__Task goal__
All of the lines below are to be transcribed faithfully, with pictures excluded from the copy.

__Data extract__
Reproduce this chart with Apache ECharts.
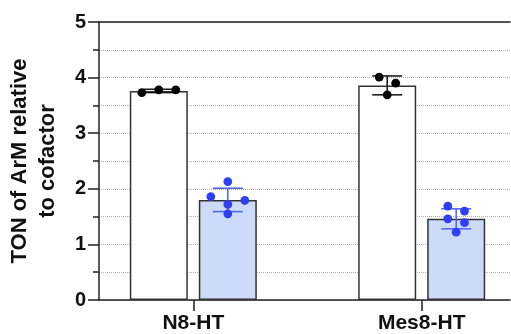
<!DOCTYPE html>
<html>
<head>
<meta charset="utf-8">
<script src="https://cdn.jsdelivr.net/npm/echarts@6/dist/echarts.min.js"></script>
<style>html,body{margin:0;padding:0;background:#fff;}#c{width:511px;height:334px;}</style>
</head>
<body>
<div id="c"></div>
<script>
// ---- data ----
const categories = ['N8-HT', 'Mes8-HT'];
const whiteMean = [3.76, 3.86];
const whiteSD = [0.03, 0.17];
const blueMean = [1.80, 1.46];
const blueSD = [0.21, 0.18];
const whitePoints = [[3.73, 3.78, 3.78], [4.01, 3.90, 3.69]];
const bluePoints = [[2.13, 1.86, 1.79, 1.72, 1.55], [1.69, 1.60, 1.46, 1.39, 1.22]];
const yTickValues = [0, 1, 2, 3, 4, 5];

// ---- layout (pixels) ----
const BAR_W = 58, BAR_GAP = 11;
const OFF = (BAR_W + BAR_GAP) / 2;
const CAP = 30;
const whiteJitter = [[-17, 0, 17], [-8, 8.5, 0]];
const blueJitter = [[0, -17, 17, 0, 0], [-8.4, 8.3, -8.4, 8.3, 0]];

const FONT = '"Liberation Sans", Arial, Helvetica, sans-serif';
const AXIS_COLOR = '#222';

function errData(means, sds) {
  return means.map((m, i) => [i, m, sds[i]]);
}
function pointData(points) {
  const out = [];
  points.forEach((arr, g) => arr.forEach((v, k) => out.push([g, v, k])));
  return out;
}
function errRender(offset, color) {
  return function (params, api) {
    const g = api.value(0), m = api.value(1), s = api.value(2);
    const top = api.coord([g, m + s]);
    const bot = api.coord([g, m - s]);
    const x = top[0] + offset;
    const st = { stroke: color, lineWidth: 1.5 };
    return {
      type: 'group',
      children: [
        { type: 'line', shape: { x1: x, y1: top[1], x2: x, y2: bot[1] }, style: st },
        { type: 'line', shape: { x1: x - CAP / 2, y1: top[1], x2: x + CAP / 2, y2: top[1] }, style: st },
        { type: 'line', shape: { x1: x - CAP / 2, y1: bot[1], x2: x + CAP / 2, y2: bot[1] }, style: st }
      ]
    };
  };
}
function dotRender(offset, jitter, color) {
  return function (params, api) {
    const g = api.value(0), v = api.value(1), k = api.value(2);
    const p = api.coord([g, v]);
    return {
      type: 'circle',
      shape: { cx: p[0] + offset + jitter[g][k], cy: p[1], r: 4.4 },
      style: { fill: color }
    };
  };
}

const chart = echarts.init(document.getElementById('c'), null, { renderer: 'canvas' });
chart.setOption({
  animation: false,
  backgroundColor: '#fff',
  textStyle: { fontFamily: FONT },
  grid: { left: 99, right: 1, top: 22, bottom: 34, containLabel: false, outerBoundsMode: 'none' },
  xAxis: [{
    type: 'value',
    min: -0.4129,
    max: 1.3866,
    axisLine: { show: true, onZero: false, lineStyle: { color: AXIS_COLOR, width: 1.5 } },
    axisTick: { show: true, customValues: [0, 1], length: 11, lineStyle: { color: AXIS_COLOR, width: 1.5 } },
    axisLabel: {
      customValues: [0, 1],
      formatter: v => categories[Math.round(v)] || '',
      fontSize: 21, fontWeight: 'bold', color: '#111', fontFamily: FONT, margin: 13
    },
    splitLine: { show: false }
  }, {
    type: 'value',
    position: 'top',
    min: -0.4129,
    max: 1.3866,
    axisLine: { show: true, onZero: false, lineStyle: { color: AXIS_COLOR, width: 1.5 } },
    axisTick: { show: false },
    axisLabel: { show: false },
    splitLine: { show: false }
  }],
  yAxis: {
    type: 'value',
    min: yTickValues[0],
    max: yTickValues[yTickValues.length - 1],
    interval: 1,
    name: 'TON of ArM relative\nto cofactor',
    nameLocation: 'middle',
    nameGap: 37,
    nameTextStyle: { fontSize: 22, fontWeight: 'bold', color: '#111', fontFamily: FONT, lineHeight: 28 },
    axisLine: { show: true, onZero: false, lineStyle: { color: AXIS_COLOR, width: 1.5 } },
    axisTick: { show: true, length: 11, lineStyle: { color: AXIS_COLOR, width: 1.5 } },
    minorTick: { show: true, splitNumber: 2, length: 6, lineStyle: { color: AXIS_COLOR, width: 1.5 } },
    axisLabel: { fontSize: 20, fontWeight: 'bold', color: '#111', fontFamily: FONT, margin: 13 },
    splitLine: { show: true, lineStyle: { color: '#b0b0b0', type: 'dotted', width: 1 } },
    minorSplitLine: { show: true, lineStyle: { color: '#b0b0b0', type: 'dotted', width: 1 } }
  },
  series: [
    {
      type: 'bar', name: 'white', barWidth: BAR_W, barGap: (BAR_GAP / BAR_W * 100).toFixed(2) + '%',
      data: whiteMean.map((v, i) => [i, v]),
      itemStyle: { color: '#ffffff', borderColor: '#333', borderWidth: 1.5 },
      z: 2
    },
    {
      type: 'bar', name: 'blue', barWidth: BAR_W,
      data: blueMean.map((v, i) => [i, v]),
      itemStyle: { color: '#cddbfa', borderColor: '#333', borderWidth: 1.5 },
      z: 2
    },
    { type: 'custom', renderItem: errRender(-OFF, '#111'), data: errData(whiteMean, whiteSD), z: 3 },
    { type: 'custom', renderItem: errRender(OFF, '#4a63ee'), data: errData(blueMean, blueSD), z: 3 },
    { type: 'custom', renderItem: dotRender(-OFF, whiteJitter, '#000'), data: pointData(whitePoints), z: 4 },
    { type: 'custom', renderItem: dotRender(OFF, blueJitter, '#2f3ff5'), data: pointData(bluePoints), z: 4 }
  ]
});
</script>
</body>
</html>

__Exercise result__
Reproduce this chart with Apache ECharts.
<!DOCTYPE html>
<html>
<head>
<meta charset="utf-8">
<script src="https://cdn.jsdelivr.net/npm/echarts@6/dist/echarts.min.js"></script>
<style>html,body{margin:0;padding:0;background:#fff;}#c{width:511px;height:334px;}</style>
</head>
<body>
<div id="c"></div>
<script>
// ---- data ----
const categories = ['N8-HT', 'Mes8-HT'];
const whiteMean = [3.76, 3.86];
const whiteSD = [0.03, 0.17];
const blueMean = [1.80, 1.46];
const blueSD = [0.21, 0.18];
const whitePoints = [[3.73, 3.78, 3.78], [4.01, 3.90, 3.69]];
const bluePoints = [[2.13, 1.86, 1.79, 1.72, 1.55], [1.69, 1.60, 1.46, 1.39, 1.22]];
const yTickValues = [0, 1, 2, 3, 4, 5];

// ---- layout (pixels) ----
const BAR_W = 58, BAR_GAP = 11;
const OFF = (BAR_W + BAR_GAP) / 2;
const CAP = 30;
const whiteJitter = [[-17, 0, 17], [-8, 8.5, 0]];
const blueJitter = [[0, -17, 17, 0, 0], [-8.4, 8.3, -8.4, 8.3, 0]];

const FONT = '"Liberation Sans", Arial, Helvetica, sans-serif';
const AXIS_COLOR = '#222';

function errData(means, sds) {
  return means.map((m, i) => [i, m, sds[i]]);
}
function pointData(points) {
  const out = [];
  points.forEach((arr, g) => arr.forEach((v, k) => out.push([g, v, k])));
  return out;
}
function errRender(offset, color) {
  return function (params, api) {
    const g = api.value(0), m = api.value(1), s = api.value(2);
    const top = api.coord([g, m + s]);
    const bot = api.coord([g, m - s]);
    const x = top[0] + offset;
    const st = { stroke: color, lineWidth: 1.5 };
    return {
      type: 'group',
      children: [
        { type: 'line', shape: { x1: x, y1: top[1], x2: x, y2: bot[1] }, style: st },
        { type: 'line', shape: { x1: x - CAP / 2, y1: top[1], x2: x + CAP / 2, y2: top[1] }, style: st },
        { type: 'line', shape: { x1: x - CAP / 2, y1: bot[1], x2: x + CAP / 2, y2: bot[1] }, style: st }
      ]
    };
  };
}
function dotRender(offset, jitter, color) {
  return function (params, api) {
    const g = api.value(0), v = api.value(1), k = api.value(2);
    const p = api.coord([g, v]);
    return {
      type: 'circle',
      shape: { cx: p[0] + offset + jitter[g][k], cy: p[1], r: 4.4 },
      style: { fill: color }
    };
  };
}

const chart = echarts.init(document.getElementById('c'), null, { renderer: 'canvas' });
chart.setOption({
  animation: false,
  backgroundColor: '#fff',
  textStyle: { fontFamily: FONT },
  grid: { left: 99, right: 1, top: 22, bottom: 34, containLabel: false, outerBoundsMode: 'none' },
  xAxis: [{
    type: 'value',
    min: -0.4129,
    max: 1.3866,
    axisLine: { show: true, onZero: false, lineStyle: { color: AXIS_COLOR, width: 1.5 } },
    axisTick: { show: true, customValues: [0, 1], length: 11, lineStyle: { color: AXIS_COLOR, width: 1.5 } },
    axisLabel: {
      customValues: [0, 1],
      formatter: v => categories[Math.round(v)] || '',
      fontSize: 21, fontWeight: 'bold', color: '#111', fontFamily: FONT, margin: 13
    },
    splitLine: { show: false }
  }, {
    type: 'value',
    position: 'top',
    min: -0.4129,
    max: 1.3866,
    axisLine: { show: true, onZero: false, lineStyle: { color: AXIS_COLOR, width: 1.5 } },
    axisTick: { show: false },
    axisLabel: { show: false },
    splitLine: { show: false }
  }],
  yAxis: {
    type: 'value',
    min: yTickValues[0],
    max: yTickValues[yTickValues.length - 1],
    interval: 1,
    name: 'TON of ArM relative\nto cofactor',
    nameLocation: 'middle',
    nameGap: 37,
    nameTextStyle: { fontSize: 22, fontWeight: 'bold', color: '#111', fontFamily: FONT, lineHeight: 28 },
    axisLine: { show: true, onZero: false, lineStyle: { color: AXIS_COLOR, width: 1.5 } },
    axisTick: { show: true, length: 11, lineStyle: { color: AXIS_COLOR, width: 1.5 } },
    minorTick: { show: true, splitNumber: 2, length: 6, lineStyle: { color: AXIS_COLOR, width: 1.5 } },
    axisLabel: { fontSize: 20, fontWeight: 'bold', color: '#111', fontFamily: FONT, margin: 13 },
    splitLine: { show: true, lineStyle: { color: '#b0b0b0', type: 'dotted', width: 1 } },
    minorSplitLine: { show: true, lineStyle: { color: '#b0b0b0', type: 'dotted', width: 1 } }
  },
  series: [
    {
      type: 'bar', name: 'white', barWidth: BAR_W, barGap: (BAR_GAP / BAR_W * 100).toFixed(2) + '%',
      data: whiteMean.map((v, i) => [i, v]),
      itemStyle: { color: '#ffffff', borderColor: '#333', borderWidth: 1.5 },
      z: 2
    },
    {
      type: 'bar', name: 'blue', barWidth: BAR_W,
      data: blueMean.map((v, i) => [i, v]),
      itemStyle: { color: '#cddbfa', borderColor: '#333', borderWidth: 1.5 },
      z: 2
    },
    { type: 'custom', renderItem: errRender(-OFF, '#111'), data: errData(whiteMean, whiteSD), z: 3 },
    { type: 'custom', renderItem: errRender(OFF, '#4a63ee'), data: errData(blueMean, blueSD), z: 3 },
    { type: 'custom', renderItem: dotRender(-OFF, whiteJitter, '#000'), data: pointData(whitePoints), z: 4 },
    { type: 'custom', renderItem: dotRender(OFF, blueJitter, '#2f3ff5'), data: pointData(bluePoints), z: 4 }
  ]
});
</script>
</body>
</html>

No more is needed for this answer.